Is zero-inflated negative binomial regression appropriate for this data? Am I interpreting it correctly?

I am evaluating whether governance predictor variables are associated with the prevalence of groundwater fecal contamination in a developing country context, as measured by TTC (Thermotolerant Coliform) counts per 100mL of water. In my data TTC is distributed non-normally. There are many zeroes, and also many water sources with TTC of 125+ (our test kits could not measure TTC above this threshold). I ran countfit on TTC and various predictors and it appeared to indicated ZINBR was the appropriate regression to run here.

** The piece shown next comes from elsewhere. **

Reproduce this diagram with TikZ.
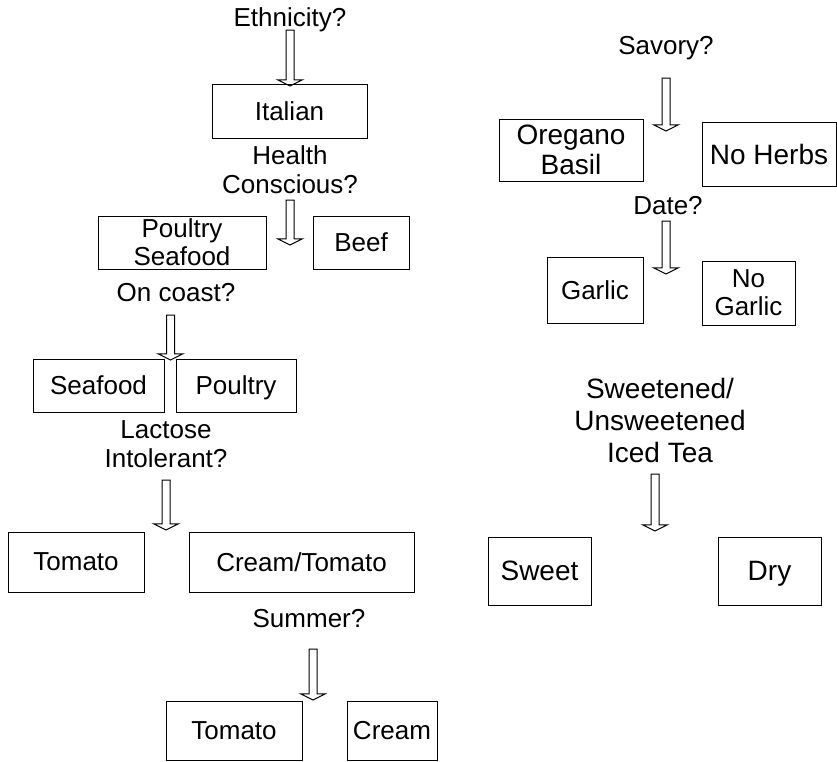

My questions are: 1) Is zero-inflated negative binomial regression the right regression type to run with this data? 2) When STATA asks me to specify an inflation variable, should I specify ALL predictor variables, or only those that I expect might be driving the over-representation of zeroes in the dependent variable? For example, if my hypothesis is that there is a general association between some governance variable and TTC, but I ALSO think that TTC is affected by the type of water source and that water source type might explain the zeroes (say, because deep, mechanically drilled wells rarely become contaminated regardless of governance while shallow hand dug wells are more susceptible to environmentally-induced contamination), should I only specify water source type as my inflation variable, or should I also specify the governance variables that I am testing as inflation variables? 3) When I interpret the output, am I correct in understanding that an Incident Risk Ratio of 0.74 associated with a binary variable means that if the binary variable is present, predicted TTC = intercept*0.74? (see image 5) 4) When I interpret the output, am I correct in understanding that an Incident Risk Ratio of 0.99 associated with a continuous variable such as percentage of a community with sanitation access, would mean that for each increase of 1% sanitation access, you multiply the intercept*0.99, so that if sanitation access= 10%, your predicted TTC= intercept * 0.99^10? (see image 5) 5) If I include a variable both in the main model as well as the logit model (I'm unsure if that's actually permissible, see question 2), and if the variable is significant in either the main model or the logit model but not both, how am I to interpret that (see image 6)?